ピティ・パブロ
たった2年の間に、地元ノース・キャロライナのGreensvilleからNYに移り住み、MystikalのアルバムやBlack Robの「Whoa!」リミックスへの参加を経て、ようやく掴んだレコード・ディール。デビュー・アルバム「Diary of a Sinner: First Entry」が完成した終えた今こそ、世界がピティ・パブロを待ち望んでいる。



「アルバムに関しては何でも話すよ。“俺は15,000人を殺したんだ”とか“俺の車の値段がどのくらいで何台持っている”とかそんなことは歌わない。そんなのラップじゃない。俺は感じたことや信じていること、実際に経験したことやしたいと思うことだけを歌うのさ。真実だけ。そういった成し遂げたこと、信念、これからしようと思っていること、通り過ぎてきた現実が、俺独自のサウンドでワイルド聴こえるかもしれないけれど、それがある形、形式やファッションを作り上げるんだ」



ピティが最初に音楽に興味を持ち出したのは、小さいときに歌や芝居を学んだ教会や学校でのこと。もともとシンガーになることを夢見ていた彼だが、当時地元ノース・キャロライナの中学校の友達とラップを始めていた彼は、既にヒップホップの世界に憧れはじめていた。



将来を保証してくれるものは何も無かったが、ピティはついにノースへと旅立った。NYに到着したピティは、その弾力性と柔軟性を兼ね備え、音遊びの才能を持っていたおかげで、Busta Rhymes、Mystikal、Black Robなど知り合う機会を得た。

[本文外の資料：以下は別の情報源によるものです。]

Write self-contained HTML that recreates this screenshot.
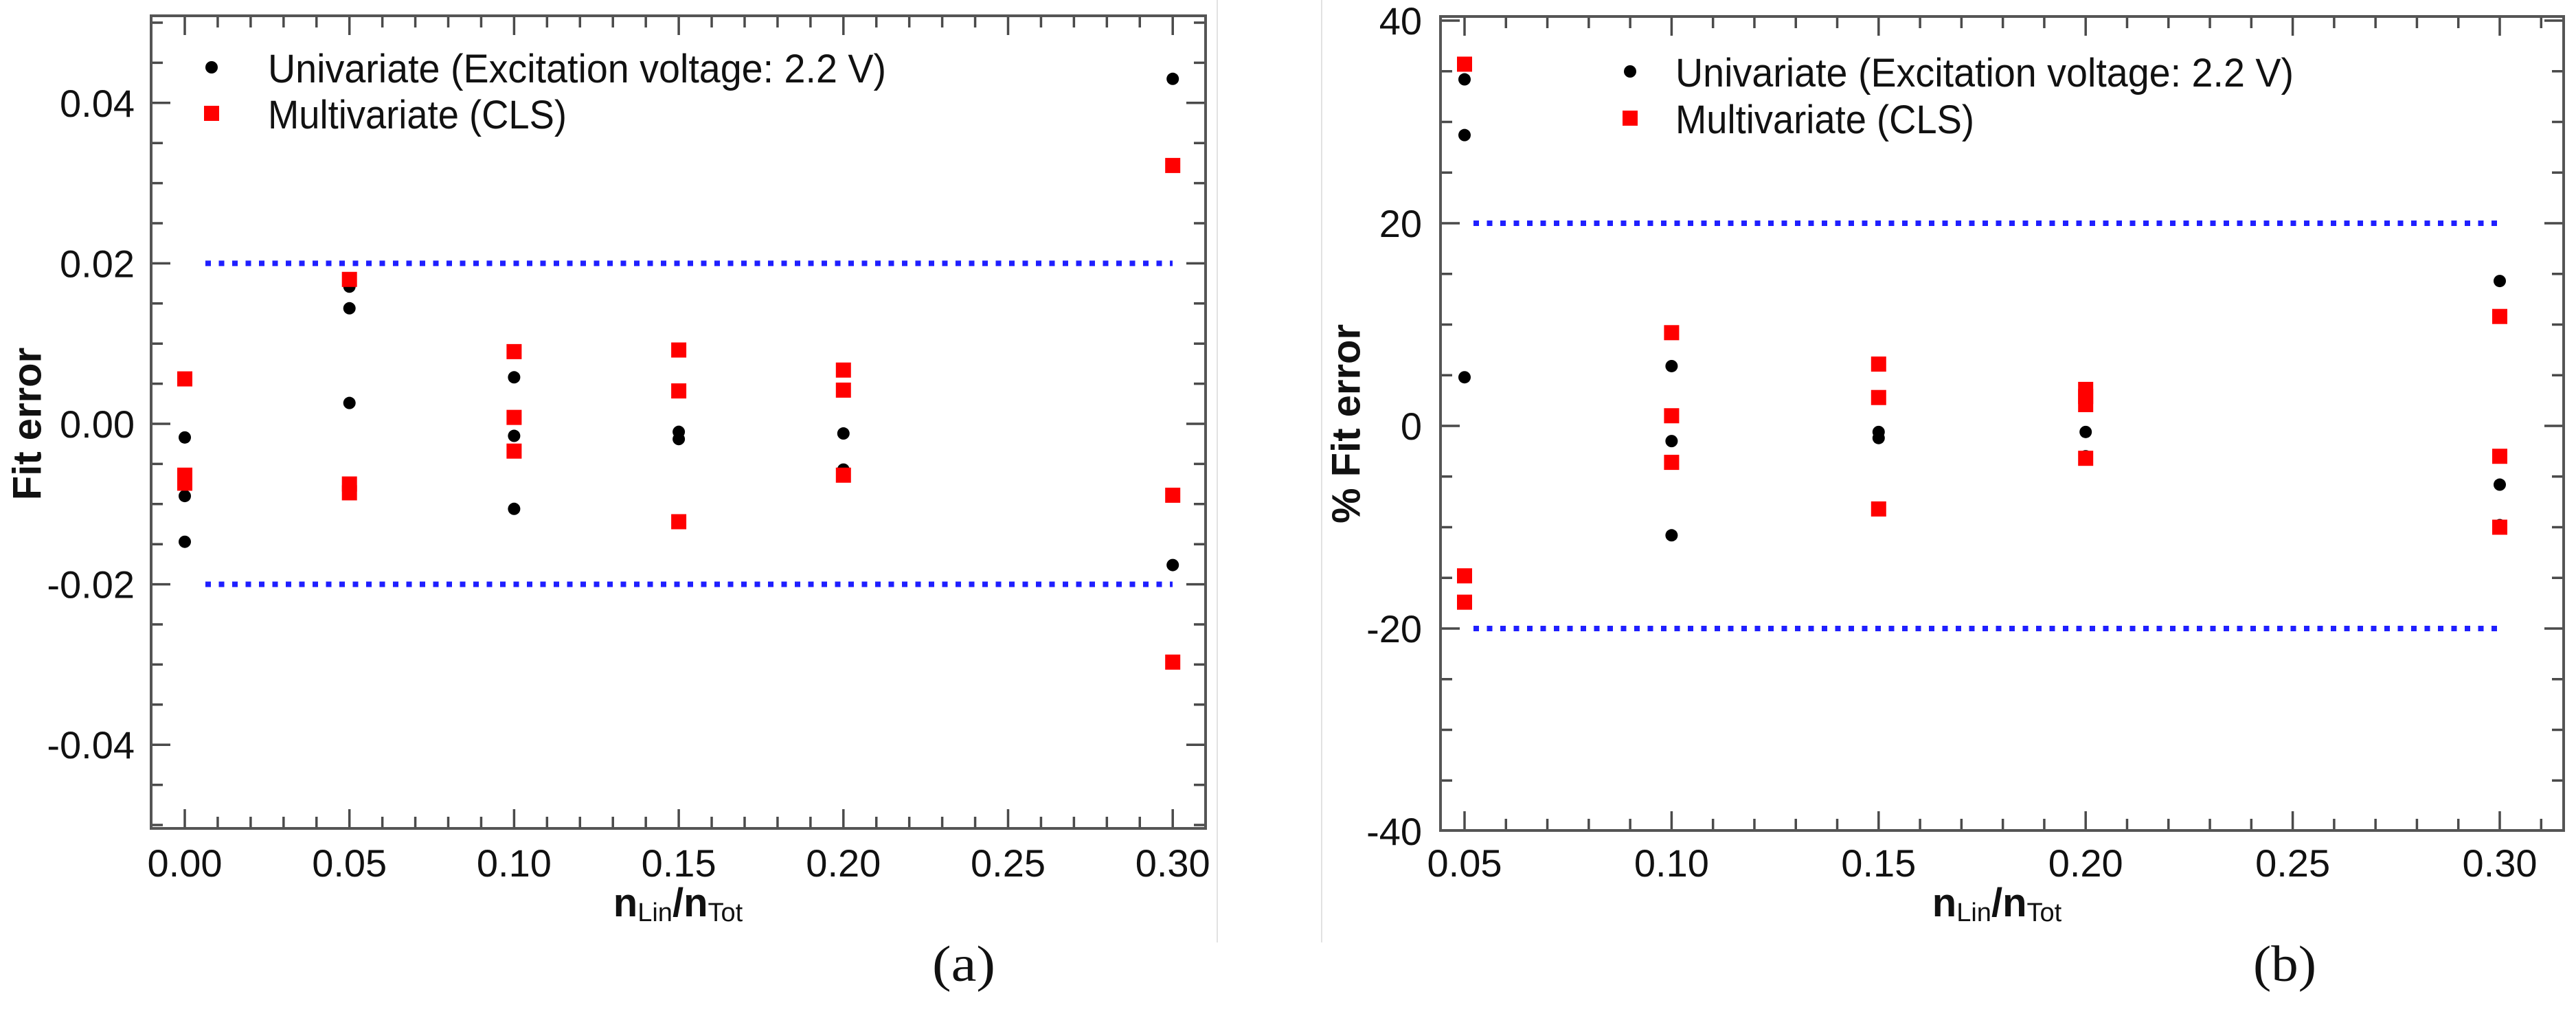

彼の人生を変えたのは、ある晩NYのクラブでBlack Robとチル・アウトしていた時の出来事。「トイレで歌っていたときにJiveのA&Rのヘッドが入ってきたんだ。確かRobとDoug E. Freshと、その他キッズがそこにはいた。そのA&Rが近寄ってきてサインしないかと言われたんだけれど、その時は"イヤだね"と断ったんだ。後になって奴が「Jiveに来ないか、君がやりたいことは何でもやらせてあげるよ」と言ってくれたんだ。



出てくる言葉は、Southern MCというシリアスなインダストリーまでも揺り動かしてしまう。伝説のスーパー・プロデューサー、Timbalandまでもが彼に会った途端にファンになってしまった。



「TimberlandはBlack Robの「Whoa! Remix」で既に俺を知って会いたがってくれたようだ」とピティは語った。「マイアミでMissyに会った時に“こちらがピティ・バブロよ”と紹介されて“君をずっと探していたんだよ”と言ったんだ。それからだよ、気がついたらこんな事になってたんだ」



そもそもピティは(Busta Rhyme率いる)Flipmode Squadのメンバー、と言っても過言ではない程彼らと近い関係にある事はあまり知られていない。結局実現することはなかったが、2人は今もいい関係を続けている。



Timberland, Prophecy (Bust Rhymes and Mobb Deep), Chucky Madness, Abnormal等のプロデューサーやピティ・パブロ自身の音楽によって、多くのヒップホップ・ファンは、間違いなくこの「Diary of a Sinner」に未だかつて耳にした事の無いような真実を描いたリリックを聴くことが出来るだろう。ピティのクセの強い、危険なまでのフロウから「Raise Up」「Fun Room」のようなダンス・フロア・アンセムが生まれ、彼の人生のリアルな世界までリスナーを引き込んでいく。「The Truth About Me」 〔ストリートライフに身を委ねなければならなかった母親のことを歌っている〕や「Test of My Faith」 〔人生で最も困難な時を乗り越えることについて話している〕のような曲を聴くと、自分の人生を隠し立てず、あくまでリアルさに徹するピティに魅了させることだろう。